Liberties et plusieurs organisations de défense et promotion des droits humains et droit numériques estiment et défendent l'idée que le filtrage des contenus crée un environnement dans lequel les internautes n'ont pas accès à certaines informations. Filtrer les contenus constitue une sorte de censure automatisée et préventive au nom de la protection de certaines valeurs, que ce soit le copyright, la protection des enfants face aux contenus nuisibles et dangereux, ou encore la protection des groupes vulnérables avec le retrait des discours de haine.
Cependant, ces filtres de téléchargement obligatoires représentent plusieurs problèmes.

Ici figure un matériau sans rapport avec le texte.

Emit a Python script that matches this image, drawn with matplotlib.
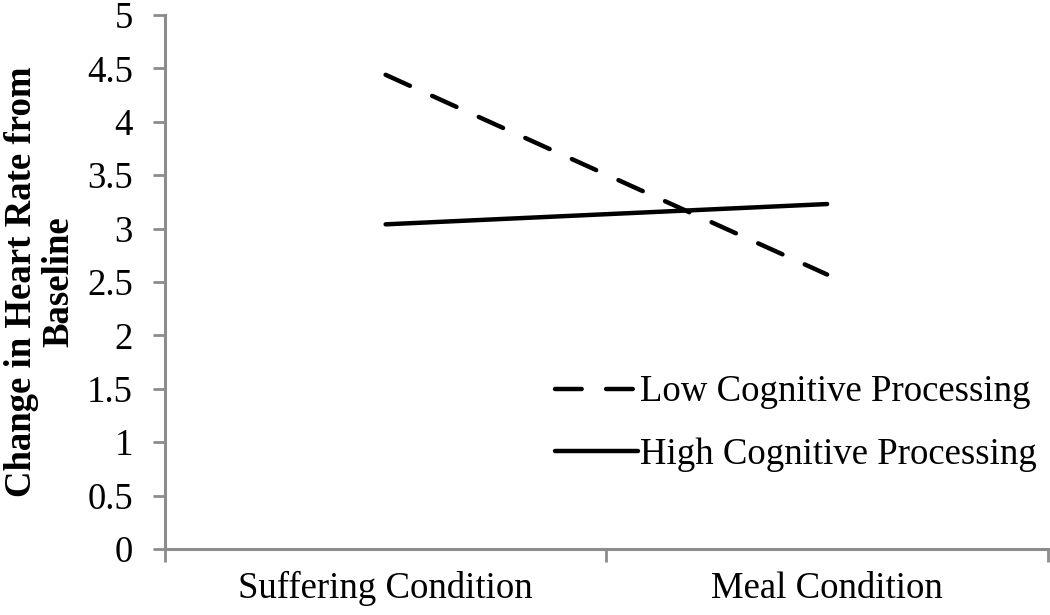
import matplotlib
matplotlib.use("Agg")
import matplotlib.pyplot as plt

categories = ["Suffering Condition", "Meal Condition"]
low_values = [4.44, 2.57]
high_values = [3.04, 3.23]
series_names = ["Low Cognitive Processing", "High Cognitive Processing"]
yticks = [0, 0.5, 1, 1.5, 2, 2.5, 3, 3.5, 4, 4.5, 5]
ylabel = "Change in Heart Rate from\nBaseline"

plt.rcParams['font.family'] = ['Liberation Serif', 'DejaVu Serif']
FS = 26.5
AXC = '#8c8c8c'

fig = plt.figure(figsize=(10.5, 6.15), dpi=100)
ax = fig.add_axes([0.157, 0.1073, 0.841, 0.8683])

xpos = [i + 0.5 for i in range(len(categories))]
ax.plot(xpos, low_values, color='black', lw=3.2, linestyle=(0, (6, 5.5)),
        dash_capstyle='round', label=series_names[0])
ax.plot(xpos, high_values, color='black', lw=3.2, solid_capstyle='round',
        label=series_names[1])

ax.set_xlim(0, len(categories))
ax.set_ylim(0, 5)
ax.set_yticks(yticks)
ax.set_yticklabels([f"{t:g}" for t in yticks])
ax.set_xticks(range(len(categories) + 1))
ax.set_xticklabels([])
ax.set_xticks(xpos, minor=True)
ax.set_xticklabels(categories, minor=True)
ax.tick_params(axis='x', which='minor', length=0, pad=16, labelsize=FS)
ax.tick_params(axis='x', which='major', length=9, width=2, color=AXC, direction='out')
ax.tick_params(axis='y', length=9, width=2, color=AXC, direction='out',
               labelsize=FS, pad=14)

for s in ['top', 'right']:
    ax.spines[s].set_visible(False)
for s in ['left', 'bottom']:
    ax.spines[s].set_color(AXC)
    ax.spines[s].set_linewidth(2.2)

fig.text(40 / 1050, 1 - 282 / 615, ylabel, rotation=90, ha='center', va='center',
         multialignment='center', fontsize=FS, fontweight='bold', linespacing=1.1)

leg = ax.legend(loc='upper left', bbox_to_anchor=(0.4417, 0.326), frameon=False,
                fontsize=FS, handlelength=2.25, handletextpad=0.05, labelspacing=0.77,
                borderaxespad=0, borderpad=0)

fig.savefig("out.png", dpi=100)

Nous présentons ici deux d'entre eux, et pas des moindres.
Des filtres limités qui ne prennent pas en compte le contexte
Les filtres de téléchargement sont des outils de décision automatisée créés pour reconnaître les contenus et les bloquer. Ils bloquent les contenus en se basant sur un algorithme. Cependant, ils ne comprennent pas les différences culturelles et linguistiques et ne peuvent pas évaluer de façon exacte le contexte dans lequel les propos sont tenus. Ils sont mal conçus et dans de nombreux cas, des vidéos ont été bloquées de manière injustifiée.
Ces outils qui prennent des décisions de manière automatisée sont conçus pour reconnaître des schémas et modèles. Ils scannent les dossiers visuels et audios et bloquent le contenu si ce dernier correspond avec d'autres contenus : ceux protégés par des droits d'auteurs, les contenus pédo-pornographiques et les contenus à caractère terroriste. Bien qu'ils atteignent un niveau élevé de précision dans l'identification des contenus, ils ne comprennent pas le contexte et l'impact que le contenu peut avoir sur son audience.
Nous voulons toutes et tous que nos gouvernements nos protègent des activités illégales, telles que les discours de haine ou le terrorisme. Mais les logiciels de reconnaissance automatisée des contenus ne résoudront aucun des problèmes de notre société. L'automatisation sera utilisée et le devrait, mais ne devrait pas être rendue obligatoire, ni se faire sans qu'une vérification soit faite par un humain.
Police privée
L'autre problème que constitue ces filtres obligatoires, c'est qu'ils obligent les entreprises privées à résoudre des problèmes mettant en jeu des droits fondamentaux, pour faire le tri entre les contenus qui relèvent de la liberté d'expression (qui est protégée) et ceux qui sont protégés par les droits d'auteur, ou encore les contenus jugés dangereux ou illégaux, ainsi que les fausses informations.
La solution des filtres obligatoires renvoie la responsabilité aux entreprises (moteurs de recherche, plateformes de partage de contenu en ligne, réseaux sociaux) et les charge de résoudre les problèmes de notre société. Mais ces entreprises n'ont pas les ressources et les connaissances pour le faire.
Et ce n'est pas qu'une question d'expertise dans ce domaine (cela va à l'encontre de leur modèle économique). Pour ces entreprises, la protection des droits fondamentaux n'est pas une priorité. Quand il faut choisir entre la défense d'intérêts commerciaux et la protection de la liberté d'expression, les entreprises sont plus enclines à opter pour la première, et donc de bloquer des contenus si ces derniers représentent un risque (c'est l'entreprise qui devient légalement responsable de ce contenu et peut être amenée à payer des amendes onéreuses).
Laisser les entreprises contrôler les contenus en ligne met grandement en danger la liberté d'expression et la liberté d'information et rend leur exercice difficile pour les citoyens. Nous ne voulons pas sacrifier nos droits fondamentaux au nom d'une prétendue sécurité. Les filtres de téléchargement doivent être évités si l'on veut contourner la suppression de la liberté d'expression, d'opinion et d'information.